Of the top six mortgage lenders, by market share in 2015, only one, Nationwide, has decided to use the Prudential Regulation Authority’s (PRA) exemption for pound-for-pound remortgaging borrowers. Landlords remortgaging to Nationwide on a like-for-like basis who are not exceeding 65% loan-to-value will not be subjected to tougher affordability testing under the PRA’s new rules.
From the first of January, the PRA told regulated buy-to-let lenders they must either use an Interest Coverage Ratio (ICR) to assess borrows’ affordability, using a stress rate of 5.5% and an assessment of all property-related expenses and taxes, or complete an affordability assessment of applicants’ personal circumstances and rental income.
However, the PRA has offered a get-out clause for existing landlords shopping around for a new deal. It said, that to avoid existing borrowers being adversely affected when remortgaging, its new affordability rules do not apply if the landlord is not increasing the size of their current mortgage, irrespective of which lender that contract is with.
Despite this, the remaining five heavy-hitters, NatWest/RBS, HSBC, Santander, Barclays and Lloyds Banking Group are treating remortgaging borrowings the same as they would treat customers looking for a new loan.
A spokesperson for Santander said: “We are reviewing the market post-PRA paper and will look to further understand the new guidance to help customers moving between lenders.”
The high street’s attitude to its own borrowers, however, is more welcoming with five of the big six, confirming they were happy to allow their existing customers to be considered for a product switch without a new affordability assessment. NatWest stands apart on this approach.
A BM Solutions spokeswoman said: “Our customers who have come to the end of their fixed term and maintained existing payment arrangements will be eligible for a new product rate maintaining their current terms and conditions. As a responsible lender, we would carry out full mortgage affordability assessment for customers looking to remortgage with us from other lenders.”
NatWest’s Interest Coverage Ratio (ICR) of 145% of 5.5% applies indiscriminately across all types of buy-to-let borrowers, including its own customers who are product switching without capital raising.
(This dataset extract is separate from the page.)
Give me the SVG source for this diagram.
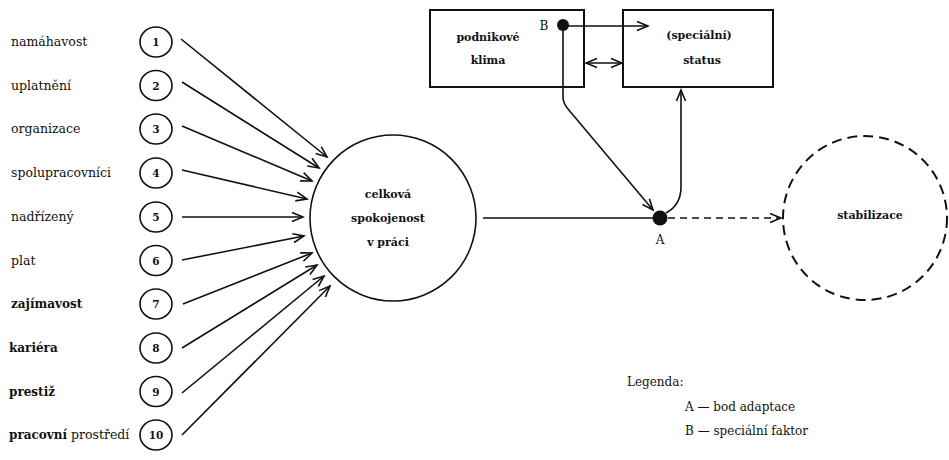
<svg xmlns="http://www.w3.org/2000/svg" width="949" height="460" viewBox="0 0 949 460">
<style>
.lbl{font-family:"DejaVu Serif","Liberation Serif",serif;font-size:12.5px;fill:#111}
.lblb{font-family:"DejaVu Serif","Liberation Serif",serif;font-size:12px;font-weight:bold;fill:#111}
.num{font-family:"DejaVu Serif","Liberation Serif",serif;font-size:10.5px;font-weight:bold;fill:#111;text-anchor:middle}
.bold{font-family:"DejaVu Serif","Liberation Serif",serif;font-size:11px;font-weight:bold;fill:#111;text-anchor:middle}
.leg{font-family:"DejaVu Serif","Liberation Serif",serif;font-size:12px;fill:#111}
.sc{fill:#fff;stroke:#111;stroke-width:1.6}
.ln{fill:none;stroke:#111;stroke-width:1.6}
.box{fill:#fff;stroke:#111;stroke-width:2}
</style>
<defs>
<marker id="ah" markerUnits="userSpaceOnUse" markerWidth="14" markerHeight="12" refX="12" refY="6" orient="auto-start-reverse">
<path d="M1,1.5 L12,6 L1,10.5" fill="none" stroke="#111" stroke-width="1.6"/>
</marker>
</defs>

<g id="label-nodes">
<g id="n1"><text class="lbl" x="11" y="46">namáhavost</text><ellipse class="sc" cx="156" cy="42" rx="16" ry="15"/><text class="num" x="156" y="46">1</text></g>
<g id="n2"><text class="lbl" x="11" y="89.5">uplatnění</text><ellipse class="sc" cx="156" cy="85.5" rx="16" ry="15"/><text class="num" x="156" y="89.5">2</text></g>
<g id="n3"><text class="lbl" x="11" y="133">organizace</text><ellipse class="sc" cx="156" cy="129" rx="16" ry="15"/><text class="num" x="156" y="133">3</text></g>
<g id="n4"><text class="lbl" x="11" y="177">spolupracovníci</text><ellipse class="sc" cx="156" cy="173" rx="16" ry="15"/><text class="num" x="156" y="177">4</text></g>
<g id="n5"><text class="lbl" x="11" y="221">nadřízený</text><ellipse class="sc" cx="156" cy="217" rx="16" ry="15"/><text class="num" x="156" y="221">5</text></g>
<g id="n6"><text class="lbl" x="11" y="264.5">plat</text><ellipse class="sc" cx="156" cy="260.5" rx="16" ry="15"/><text class="num" x="156" y="264.5">6</text></g>
<g id="n7"><text class="lblb" x="11" y="308">zajímavost</text><ellipse class="sc" cx="156" cy="304" rx="16" ry="15"/><text class="num" x="156" y="308">7</text></g>
<g id="n8"><text class="lblb" x="9" y="352">kariéra</text><ellipse class="sc" cx="156" cy="348" rx="16" ry="15"/><text class="num" x="156" y="352">8</text></g>
<g id="n9"><text class="lblb" x="9" y="395.5">prestiž</text><ellipse class="sc" cx="156" cy="391.5" rx="16" ry="15"/><text class="num" x="156" y="395.5">9</text></g>
<g id="n10"><text class="lbl" x="9" y="439"><tspan font-weight="bold" font-size="12">pracovní</tspan> prostředí</text><ellipse class="sc" cx="156" cy="435" rx="16" ry="15"/><text class="num" x="156" y="439">10</text></g>
</g>

<g id="main">
<circle class="sc" cx="393" cy="218" r="83"/>
<text class="bold" x="388" y="198">celková</text>
<text class="bold" x="388" y="222">spokojenost</text>
<text class="bold" x="388" y="246">v práci</text>
</g>

<g id="klima">
<rect class="box" x="430" y="10" width="154" height="77"/>
<text class="bold" x="488" y="41">podnikové</text>
<text class="bold" x="488" y="64">klima</text>
</g>

<g id="status">
<rect class="box" x="623" y="10" width="150" height="77"/>
<text class="bold" x="699" y="39">(speciální)</text>
<text class="bold" x="702" y="64">status</text>
</g>

<g id="stabilizace">
<circle cx="865" cy="218" r="82" fill="none" stroke="#111" stroke-width="2" stroke-dasharray="10 6"/>
<text class="bold" x="870" y="219">stabilizace</text>
</g>

<g id="connectors">
<line class="ln" x1="181" y1="39" x2="327" y2="157" marker-end="url(#ah)"/>
<line class="ln" x1="182" y1="82" x2="319" y2="168" marker-end="url(#ah)"/>
<line class="ln" x1="182" y1="126" x2="312" y2="181" marker-end="url(#ah)"/>
<line class="ln" x1="182" y1="170" x2="307" y2="199" marker-end="url(#ah)"/>
<line class="ln" x1="182" y1="217" x2="303" y2="217" marker-end="url(#ah)"/>
<line class="ln" x1="182" y1="260" x2="304" y2="236" marker-end="url(#ah)"/>
<line class="ln" x1="183" y1="304" x2="312" y2="253" marker-end="url(#ah)"/>
<line class="ln" x1="182" y1="348" x2="317" y2="265" marker-end="url(#ah)"/>
<line class="ln" x1="182" y1="393" x2="324" y2="276" marker-end="url(#ah)"/>
<line class="ln" x1="182" y1="435" x2="330" y2="286" marker-end="url(#ah)"/>
<line class="ln" x1="483" y1="218" x2="655" y2="218"/>
<line class="ln" x1="668" y1="218" x2="781" y2="218" stroke-dasharray="7 5" marker-end="url(#ah)"/>
<path class="ln" d="M563,25 L563,97 Q563,103 568,109 L653,210" marker-end="url(#ah)"/>
<path class="ln" d="M666,213 Q681,205 681,187 L681,90" marker-end="url(#ah)"/>
<line class="ln" x1="563" y1="26" x2="648" y2="26" marker-end="url(#ah)"/>
<line class="ln" x1="586" y1="63" x2="622" y2="63" marker-start="url(#ah)" marker-end="url(#ah)"/>
</g>

<g id="points">
<circle cx="660" cy="218" r="7.5" fill="#111"/>
<text class="leg" x="660" y="244" text-anchor="middle">A</text>
<circle cx="563" cy="25" r="6" fill="#111"/>
<text class="leg" x="544" y="30" text-anchor="middle">B</text>
</g>

<g id="legend">
<text class="leg" x="627" y="386">Legenda:</text>
<text class="leg" x="685" y="411">A — bod adaptace</text>
<text class="leg" x="685" y="435">B — speciální faktor</text>
</g>
</svg>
Away from the high street, some lenders are taking a more flexible view. Kent Reliance is not applying a minimum stress rate to pound-for-pound remortgages with rental cover assessed against the initial pay rate plus 1.05%.
Specialist buy-to-let lenders are tipped to be in pole position to grab market share in what is predicted to be flat market this year as they take advantage of the flexibilities offered by the PRA for the assessment of income.
Due to the receipt of later information, the story has been adjusted post-publication.